PROVIDED MATERIAL:

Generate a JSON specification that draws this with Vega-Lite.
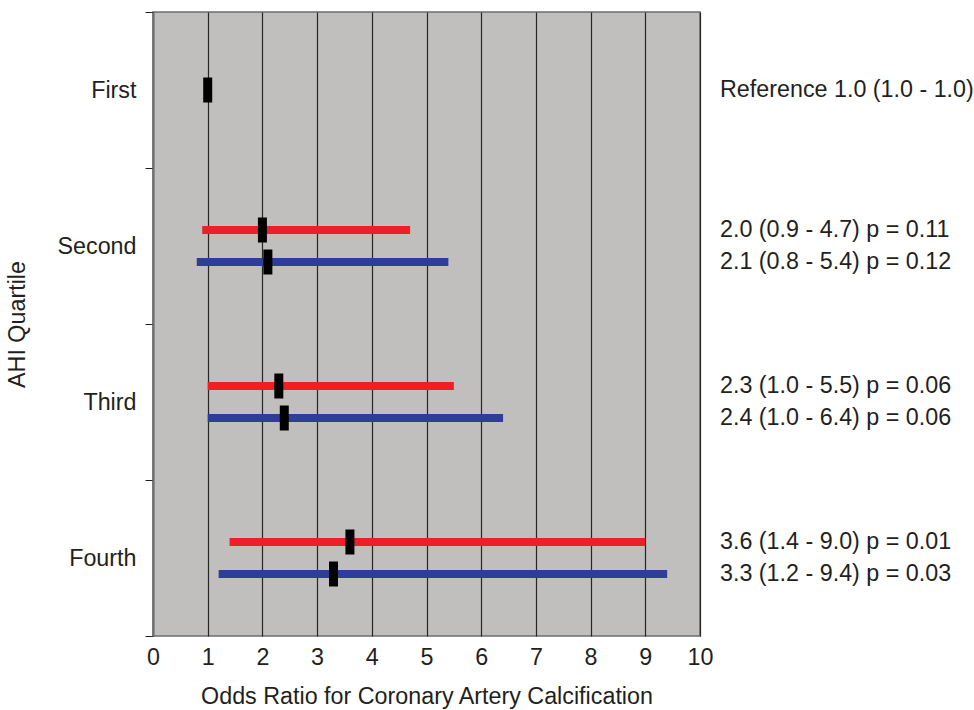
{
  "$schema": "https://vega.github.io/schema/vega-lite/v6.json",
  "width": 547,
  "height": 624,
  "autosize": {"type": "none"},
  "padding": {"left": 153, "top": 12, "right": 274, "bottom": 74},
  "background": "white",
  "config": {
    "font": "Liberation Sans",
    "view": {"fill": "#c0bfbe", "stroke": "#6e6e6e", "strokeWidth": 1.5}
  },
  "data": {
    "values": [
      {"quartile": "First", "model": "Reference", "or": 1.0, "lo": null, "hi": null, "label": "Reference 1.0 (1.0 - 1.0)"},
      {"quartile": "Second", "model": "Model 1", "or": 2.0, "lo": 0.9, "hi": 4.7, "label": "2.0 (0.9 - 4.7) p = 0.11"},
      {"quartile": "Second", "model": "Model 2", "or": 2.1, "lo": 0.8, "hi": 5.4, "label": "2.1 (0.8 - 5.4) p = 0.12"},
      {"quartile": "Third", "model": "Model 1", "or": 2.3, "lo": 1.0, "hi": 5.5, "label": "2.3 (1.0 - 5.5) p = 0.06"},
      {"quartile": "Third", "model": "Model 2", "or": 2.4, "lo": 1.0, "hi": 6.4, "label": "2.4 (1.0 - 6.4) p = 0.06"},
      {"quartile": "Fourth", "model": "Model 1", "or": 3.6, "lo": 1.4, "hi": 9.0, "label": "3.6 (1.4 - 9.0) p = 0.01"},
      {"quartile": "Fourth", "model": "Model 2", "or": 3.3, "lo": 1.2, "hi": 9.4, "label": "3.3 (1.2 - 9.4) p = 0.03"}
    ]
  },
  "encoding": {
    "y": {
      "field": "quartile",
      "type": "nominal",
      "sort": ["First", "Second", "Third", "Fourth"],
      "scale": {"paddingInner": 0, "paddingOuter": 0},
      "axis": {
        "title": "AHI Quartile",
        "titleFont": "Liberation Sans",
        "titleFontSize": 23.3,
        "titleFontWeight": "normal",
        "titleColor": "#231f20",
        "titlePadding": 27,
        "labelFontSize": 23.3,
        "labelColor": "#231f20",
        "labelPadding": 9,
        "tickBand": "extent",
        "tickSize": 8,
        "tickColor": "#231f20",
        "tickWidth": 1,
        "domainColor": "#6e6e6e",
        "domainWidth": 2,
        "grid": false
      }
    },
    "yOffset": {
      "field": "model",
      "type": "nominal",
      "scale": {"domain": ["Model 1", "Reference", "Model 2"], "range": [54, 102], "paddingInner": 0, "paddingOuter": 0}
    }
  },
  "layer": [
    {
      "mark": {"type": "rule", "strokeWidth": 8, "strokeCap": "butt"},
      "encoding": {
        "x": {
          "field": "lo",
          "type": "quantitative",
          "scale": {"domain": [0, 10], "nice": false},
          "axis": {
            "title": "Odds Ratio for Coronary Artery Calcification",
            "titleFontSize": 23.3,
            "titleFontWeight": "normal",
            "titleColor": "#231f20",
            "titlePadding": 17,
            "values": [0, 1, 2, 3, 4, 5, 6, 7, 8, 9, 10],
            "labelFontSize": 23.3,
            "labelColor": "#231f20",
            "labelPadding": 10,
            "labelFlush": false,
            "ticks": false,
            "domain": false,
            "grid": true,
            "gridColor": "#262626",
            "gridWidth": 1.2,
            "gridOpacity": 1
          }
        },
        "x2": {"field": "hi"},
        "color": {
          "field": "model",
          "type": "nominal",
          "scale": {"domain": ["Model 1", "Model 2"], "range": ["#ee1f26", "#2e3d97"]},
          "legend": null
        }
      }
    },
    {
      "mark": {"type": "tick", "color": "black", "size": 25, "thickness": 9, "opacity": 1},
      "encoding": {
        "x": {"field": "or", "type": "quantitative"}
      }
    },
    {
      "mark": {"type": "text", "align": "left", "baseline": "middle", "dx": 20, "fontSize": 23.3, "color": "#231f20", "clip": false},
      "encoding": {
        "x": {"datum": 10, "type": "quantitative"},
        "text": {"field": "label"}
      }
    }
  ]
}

WRITTEN REQUEST:
Repeat the data exactly in full, omitting its pictures.

RESPONSE BELOW:
Generate a JSON specification that draws this with Vega-Lite.
{
  "$schema": "https://vega.github.io/schema/vega-lite/v6.json",
  "width": 547,
  "height": 624,
  "autosize": {"type": "none"},
  "padding": {"left": 153, "top": 12, "right": 274, "bottom": 74},
  "background": "white",
  "config": {
    "font": "Liberation Sans",
    "view": {"fill": "#c0bfbe", "stroke": "#6e6e6e", "strokeWidth": 1.5}
  },
  "data": {
    "values": [
      {"quartile": "First", "model": "Reference", "or": 1.0, "lo": null, "hi": null, "label": "Reference 1.0 (1.0 - 1.0)"},
      {"quartile": "Second", "model": "Model 1", "or": 2.0, "lo": 0.9, "hi": 4.7, "label": "2.0 (0.9 - 4.7) p = 0.11"},
      {"quartile": "Second", "model": "Model 2", "or": 2.1, "lo": 0.8, "hi": 5.4, "label": "2.1 (0.8 - 5.4) p = 0.12"},
      {"quartile": "Third", "model": "Model 1", "or": 2.3, "lo": 1.0, "hi": 5.5, "label": "2.3 (1.0 - 5.5) p = 0.06"},
      {"quartile": "Third", "model": "Model 2", "or": 2.4, "lo": 1.0, "hi": 6.4, "label": "2.4 (1.0 - 6.4) p = 0.06"},
      {"quartile": "Fourth", "model": "Model 1", "or": 3.6, "lo": 1.4, "hi": 9.0, "label": "3.6 (1.4 - 9.0) p = 0.01"},
      {"quartile": "Fourth", "model": "Model 2", "or": 3.3, "lo": 1.2, "hi": 9.4, "label": "3.3 (1.2 - 9.4) p = 0.03"}
    ]
  },
  "encoding": {
    "y": {
      "field": "quartile",
      "type": "nominal",
      "sort": ["First", "Second", "Third", "Fourth"],
      "scale": {"paddingInner": 0, "paddingOuter": 0},
      "axis": {
        "title": "AHI Quartile",
        "titleFont": "Liberation Sans",
        "titleFontSize": 23.3,
        "titleFontWeight": "normal",
        "titleColor": "#231f20",
        "titlePadding": 27,
        "labelFontSize": 23.3,
        "labelColor": "#231f20",
        "labelPadding": 9,
        "tickBand": "extent",
        "tickSize": 8,
        "tickColor": "#231f20",
        "tickWidth": 1,
        "domainColor": "#6e6e6e",
        "domainWidth": 2,
        "grid": false
      }
    },
    "yOffset": {
      "field": "model",
      "type": "nominal",
      "scale": {"domain": ["Model 1", "Reference", "Model 2"], "range": [54, 102], "paddingInner": 0, "paddingOuter": 0}
    }
  },
  "layer": [
    {
      "mark": {"type": "rule", "strokeWidth": 8, "strokeCap": "butt"},
      "encoding": {
        "x": {
          "field": "lo",
          "type": "quantitative",
          "scale": {"domain": [0, 10], "nice": false},
          "axis": {
            "title": "Odds Ratio for Coronary Artery Calcification",
            "titleFontSize": 23.3,
            "titleFontWeight": "normal",
            "titleColor": "#231f20",
            "titlePadding": 17,
            "values": [0, 1, 2, 3, 4, 5, 6, 7, 8, 9, 10],
            "labelFontSize": 23.3,
            "labelColor": "#231f20",
            "labelPadding": 10,
            "labelFlush": false,
            "ticks": false,
            "domain": false,
            "grid": true,
            "gridColor": "#262626",
            "gridWidth": 1.2,
            "gridOpacity": 1
          }
        },
        "x2": {"field": "hi"},
        "color": {
          "field": "model",
          "type": "nominal",
          "scale": {"domain": ["Model 1", "Model 2"], "range": ["#ee1f26", "#2e3d97"]},
          "legend": null
        }
      }
    },
    {
      "mark": {"type": "tick", "color": "black", "size": 25, "thickness": 9, "opacity": 1},
      "encoding": {
        "x": {"field": "or", "type": "quantitative"}
      }
    },
    {
      "mark": {"type": "text", "align": "left", "baseline": "middle", "dx": 20, "fontSize": 23.3, "color": "#231f20", "clip": false},
      "encoding": {
        "x": {"datum": 10, "type": "quantitative"},
        "text": {"field": "label"}
      }
    }
  ]
}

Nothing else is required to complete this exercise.